The European Commission (EC) has approved Slovenia’s commitment to sell a first tranche of at least 50% plus one share in its largest lender, state-owned Nova Ljubljanska Banka (NLB), by the end of 2018, the EC announced on August 10.
Slovenia’s outgoing government had postponed the sale of NLB, aiming to preserve support prior to the June 3 parliamentary elections, even though the country had committed to sell 75% of the bank by 2017 in a restructuring plan that served as a basis for the EC’s approval of state aid to the bank in the 2013 bailout of the sector.
Despite this commitment, the government scrapped a planned IPO in June 2016 amid a dispute over the pricing of the offer and an ongoing lawsuit over Yugoslav-era deposits in Croatia. The same cabinet, by that time already outgoing, submitted a new proposal to the EC for the modification of its commitments with respect to NLB on July 15.
Even though the EC has now approved this package, it is still uncertain whether the next Slovenian government will be able to carry it out.
Political newcomer Marjan Sarec is on the verge of forming a new government at the head of a coalition of five small parties, three of which were in the previous government. However, as a minority government every decision will need the support of the radical left party Levica, which decided to support the government but not to participate in it. Levica loudly opposes the privatisation of NLB.
This could have negative consequences for Slovenia. “If Slovenia does not respect the deadlines foreseen, a divestiture trustee will be appointed to take over the sales process. This commitment is important, as the Commission in the January 2018 decision already suggested that a fully empowered divestiture trustee could further improve NLB's viability,” the EC warned on August 10.
Under the new agreement, Slovenia’s key existing commitments are prolonged. An important commitment in this regard is the return on equity commitment, which ensures that NLB can only grant new loans if the bank receives a minimum return on equity on those loans, the EC stressed. This will help ensure the long term profitability of the bank and limit undue distortions of competition.
NLB will also not re-enter the businesses it sold as part of the restructuring plan (such as the leasing business) and will strictly comply with an acquisition ban, the EC added.
According to the EC, Slovenia's aid for the bank remains compatible with EU state aid rules on the basis of the new commitment package submitted by the Slovenian authorities on July 13.
The package includes strict deadlines to complete the sale of 75% minus one share of NLB. A first significant sale tranche of at least 50% plus one share will be sold by the end of 2018 and the Slovenian government will reduce its stake in NLB to 25% plus one share by the end of 2019.

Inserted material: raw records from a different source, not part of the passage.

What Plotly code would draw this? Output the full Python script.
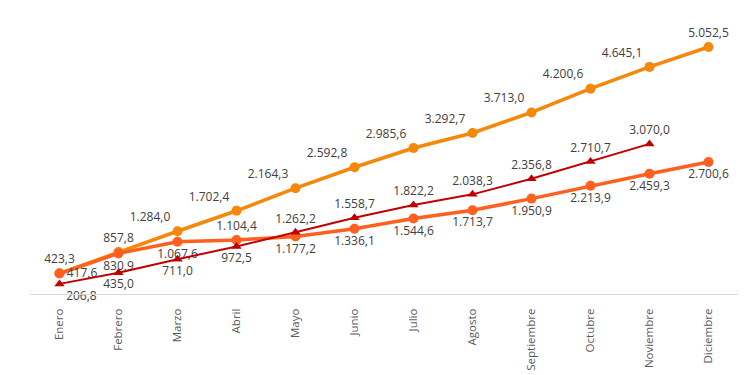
import plotly.graph_objects as go

meses = ["Enero", "Febrero", "Marzo", "Abril", "Mayo", "Junio", "Julio",
         "Agosto", "Septiembre", "Octubre", "Noviembre", "Diciembre"]

serie_a = [423.3, 857.8, 1284.0, 1702.4, 2164.3, 2592.8, 2985.6, 3292.7,
           3713.0, 4200.6, 4645.1, 5052.5]
serie_b = [417.6, 830.9, 1067.6, 1104.4, 1177.2, 1336.1, 1544.6, 1713.7,
           1950.9, 2213.9, 2459.3, 2700.6]
serie_c = [206.8, 435.0, 711.0, 972.5, 1262.2, 1558.7, 1822.2, 2038.3,
           2356.8, 2710.7, 3070.0]

pos_a = ["top center", "top center"] + ["top left"] * 9 + ["top center"]
pos_b = ["middle right", "bottom center", "bottom center", "top center"] + ["bottom center"] * 8
pos_c = ["bottom right", "bottom center", "bottom center", "bottom center"] + ["top center"] * 7

lbl_font = dict(family="Open Sans", size=12, color="#404040")

fig = go.Figure()
fig.add_trace(go.Scatter(
    x=meses, y=serie_a, mode="lines+markers+text",
    line=dict(color="#F5870A", width=3.5),
    marker=dict(symbol="circle", size=10, color="#F5870A"),
    texttemplate="%{y:,.1f}", textposition=pos_a, textfont=lbl_font,
    cliponaxis=False, showlegend=False))
fig.add_trace(go.Scatter(
    x=meses, y=serie_b, mode="lines+markers+text",
    line=dict(color="#FF5F1F", width=3.5),
    marker=dict(symbol="circle", size=10, color="#FF5F1F"),
    texttemplate="%{y:,.1f}", textposition=pos_b, textfont=lbl_font,
    cliponaxis=False, showlegend=False))
fig.add_trace(go.Scatter(
    x=meses[:len(serie_c)], y=serie_c, mode="lines+markers+text",
    line=dict(color="#C00000", width=2),
    marker=dict(symbol="triangle-up", size=9, color="#C00000"),
    texttemplate="%{y:,.1f}", textposition=pos_c, textfont=lbl_font,
    cliponaxis=False, showlegend=False))

fig.update_layout(
    width=742, height=367,
    margin=dict(l=22, r=12, t=2, b=81, autoexpand=False),
    paper_bgcolor="white", plot_bgcolor="white",
    separators=",.",
    xaxis=dict(range=[-0.5, 11.5], showgrid=False, zeroline=False,
               showline=True, linecolor="#D9D9D9", linewidth=1,
               tickangle=-90, ticks="", ticklabelstandoff=9, automargin=False,
               tickfont=dict(family="Open Sans", size=11.5, color="#595959")),
    yaxis=dict(range=[0, 5809], showgrid=False, zeroline=False, automargin=False,
               showticklabels=False, showline=False, fixedrange=True),
)

fig.write_html("out.html")
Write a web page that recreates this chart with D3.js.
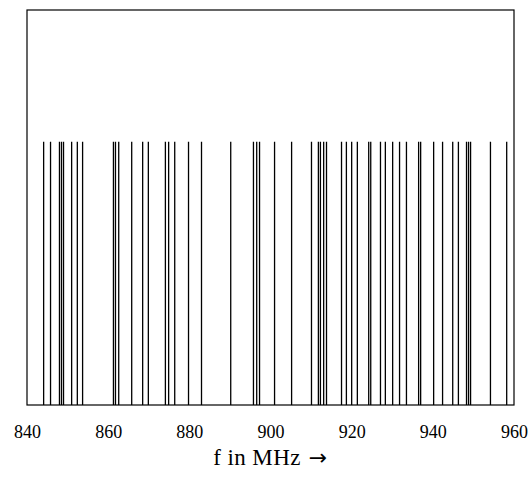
<!DOCTYPE html>
<html>
<head>
<meta charset="utf-8">
<script src="https://cdn.jsdelivr.net/npm/d3@7"></script>
<style>
  body { margin: 0; background: #fff; }
  text { font-family: "Liberation Serif", "DejaVu Serif", serif; fill: #000; }
</style>
</head>
<body>
<svg></svg>
<script>
const width = 529;
const height = 477;
const margin = {top: 10, right: 15, bottom: 72, left: 27};

// carrier frequencies in MHz, all with the same amplitude
const freqs = [844.1, 845.8, 848.0, 848.5, 849.0, 851.0, 852.4, 853.7,
  861.3, 861.8, 862.6, 865.8, 868.5, 869.9, 874.1, 874.9, 876.4, 879.8,
  883.0, 890.2, 895.8, 896.6, 897.3, 901.0, 905.2, 910.1, 911.8, 912.3,
  913.1, 913.8, 917.5, 918.7, 920.0, 921.4, 924.2, 924.7, 927.1, 928.3,
  930.1, 931.8, 933.5, 936.5, 937.0, 940.2, 942.4, 944.9, 946.3, 948.3,
  948.8, 949.3, 954.2, 958.2];
const amps = freqs.map(() => 1);
const xTicks = [840, 860, 880, 900, 920, 940, 960];
const xLabel = "f in MHz";

const svg = d3.select("svg")
    .attr("width", width)
    .attr("height", height);

const xScale = d3.scaleLinear()
    .domain([840, 960])
    .range([margin.left, width - margin.right]);
const yScale = d3.scaleLinear()
    .domain([0, 1.5])
    .range([height - margin.bottom, margin.top]);

svg.append("g")
    .selectAll("line")
    .data(freqs)
    .enter()
    .append("line")
        .attr("x1", d => xScale(d))
        .attr("x2", d => xScale(d))
        .attr("y1", yScale(0))
        .attr("y2", (d, i) => yScale(amps[i]))
        .attr("stroke", "#000")
        .attr("stroke-width", 1.3);

const xAxis = d3.axisBottom(xScale)
    .tickValues(xTicks)
    .tickSize(0)
    .tickPadding(20);

const gx = svg.append("g")
    .attr("transform", "translate(0," + (height - margin.bottom) + ")")
    .call(xAxis);
gx.select(".domain").remove();
gx.selectAll("text")
    .style("font-size", "18px")
    .style("font-family", "'Liberation Serif', serif");

svg.append("rect")
    .attr("x", margin.left)
    .attr("y", margin.top)
    .attr("width", width - margin.left - margin.right)
    .attr("height", height - margin.top - margin.bottom)
    .attr("fill", "none")
    .attr("stroke", "#000")
    .attr("stroke-width", 1.2);

const title = svg.append("text")
    .attr("x", (margin.left + width - margin.right) / 2)
    .attr("y", height - margin.bottom + 60)
    .style("text-anchor", "middle")
    .style("font-size", "23px")
    .style("letter-spacing", "0.4px")
    .text(xLabel);
title.append("tspan")
    .attr("dx", 8)
    .style("font-family", "'DejaVu Sans', sans-serif")
    .style("font-size", "22px")
    .text("\u2192");
</script>
</body>
</html>
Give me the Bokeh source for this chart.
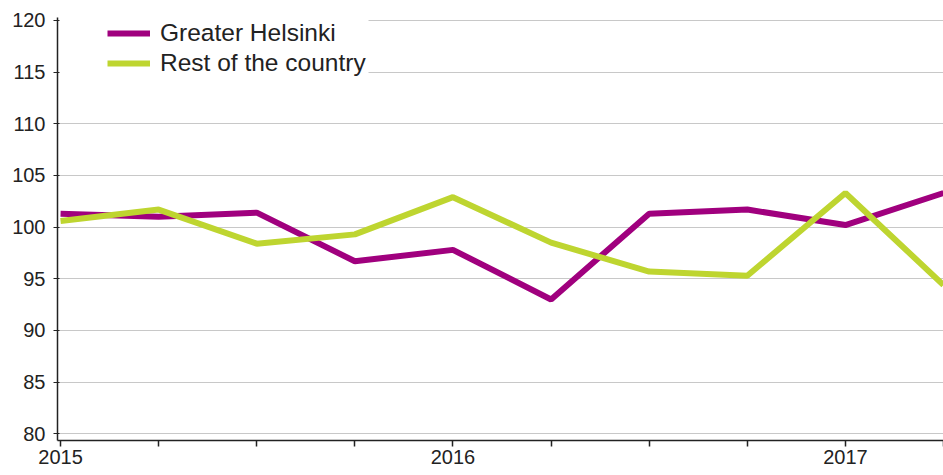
from bokeh.plotting import figure
from bokeh.models import Range1d, FixedTicker, Legend, LegendItem, ColumnDataSource, Grid
from bokeh.embed import file_html
from bokeh.resources import INLINE

# ---- data ----
quarters = ["2015Q1", "2015Q2", "2015Q3", "2015Q4", "2016Q1", "2016Q2",
            "2016Q3", "2016Q4", "2017Q1", "2017Q2"]
helsinki = [101.3, 101.0, 101.4, 96.7, 97.8, 93.0, 101.3, 101.7, 100.2, 103.3]
rest_of_country = [100.6, 101.7, 98.4, 99.3, 102.9, 98.5, 95.7, 95.3, 103.3, 94.4]
year_labels = {0: "2015", 4: "2016", 8: "2017"}
y_ticks = [80, 85, 90, 95, 100, 105, 110, 115, 120]

xs = list(range(len(quarters)))
src = ColumnDataSource(dict(x=xs, q=quarters, h=helsinki, r=rest_of_country))

p = figure(width=943, height=475, output_backend="svg", toolbar_location=None,
           x_range=Range1d(-0.031, len(quarters) - 1),
           y_range=Range1d(79.35, 120.29),
           min_border_left=57, min_border_right=0, min_border_top=17,
           min_border_bottom=35)
p.outline_line_color = None
p.background_fill_color = "white"
p.border_fill_color = "white"

PURPLE = "#A0007E"
GREEN = "#BED530"

r1 = p.line("x", "h", source=src, line_color=PURPLE, line_width=6)
r2 = p.line("x", "r", source=src, line_color=GREEN, line_width=6)

# axes
p.xaxis.ticker = FixedTicker(ticks=xs)
p.xaxis.major_label_overrides = {i: year_labels.get(i, "") for i in xs}
p.xaxis.minor_tick_line_color = None
p.xaxis.major_tick_in = 0
p.xaxis.major_tick_out = 6
p.xaxis.major_label_standoff = 3
p.xaxis.axis_line_width = 1.5
p.xaxis.axis_line_color = "#222222"
p.xaxis.major_tick_line_color = "#222222"
p.xaxis.major_tick_line_width = 1.5

p.yaxis.ticker = FixedTicker(ticks=y_ticks)
p.yaxis.minor_tick_line_color = None
p.yaxis.major_tick_in = 2
p.yaxis.major_tick_out = 4
p.yaxis.major_label_standoff = 8
p.yaxis.axis_line_width = 1.5
p.yaxis.axis_line_color = "#222222"
p.yaxis.major_tick_line_color = "#222222"

for ax in (p.xaxis, p.yaxis):
    ax.major_label_text_font = "Liberation Sans"
    ax.major_label_text_font_size = "20px"
    ax.major_label_text_color = "#222222"

p.xgrid.grid_line_color = None
# gridlines below the legend run across the full width
p.ygrid.ticker = FixedTicker(ticks=[t for t in y_ticks if t <= 110])
p.ygrid.grid_line_color = "#C8C8C8"
p.ygrid.grid_line_width = 1
# gridlines behind the legend box start right of it
top_grid = Grid(dimension=1, ticker=FixedTicker(ticks=[t for t in y_ticks if t > 110]),
                cross_bounds=(3.14, len(quarters) - 1),
                grid_line_color="#C8C8C8", grid_line_width=1)
p.add_layout(top_grid)

legend = Legend(items=[LegendItem(label="Greater Helsinki", renderers=[r1]),
                       LegendItem(label="Rest of the country", renderers=[r2])],
                location=(50, 362), padding=30, margin=0, spacing=0,
                glyph_width=43, glyph_height=30, label_height=30,
                label_standoff=10, border_line_color=None,
                background_fill_color="white", background_fill_alpha=1.0,
                label_text_font="Liberation Sans", label_text_font_size="24.5px",
                label_text_color="#222222")
p.add_layout(legend, "center")

open("out.html", "w").write(file_html(p, INLINE))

“Finally, the new commitment package also includes additional compensatory measures, which will improve the viability of NLB and help to avoid undue distortions of competition in the Slovenian banking market NLB will close additional bank branches in its home market and – unless a full sale is completed by the end of 2018 – also sell its stake in its insurance subsidiary NLB Vita. In order to further remove any viability doubts, NLB will also issue a so-called "Tier 2 bond" (subordinated debt),” the EC said
The Commission's investigation concluded that the new package is sufficient to allay concerns concerning the long-term viability of NLB and distortions of competition to the Slovenian banking market. On this basis, the Commission has approved Slovenia's new commitment package for NLB under EU state aid rules.
Slovenia first notified amended commitments to the EU in December 2017. After questions were raised by Brussels as to whether the amended commitments were equivalent to the original ones, Slovenia submitted another amended commitment package, with an ambitious schedule to sell NLB, in July.
NLB is the largest banking group in Slovenia. It has received three state recapitalisations, one of €250mn in March 2011, one of €383mn in July 2012 and in December 2013 a third recapitalisation of €155.8mn together with a transfer of impaired assets to a state-owned bad bank with an implied aid element of €130mn.
In December 2013, the Commission approved the €2.32bn in state aid from these three recapitalisations — equivalent to 20% of the bank's risk weighted assets as of December 2012 — under EU state aid rules, on the basis of the bank's restructuring plan and associated commitments. As a crucial part of this restructuring plan, Slovenia committed to sell 75%-1 share of NLB by end 2017, but this was later postponed after the IPO flopped last year.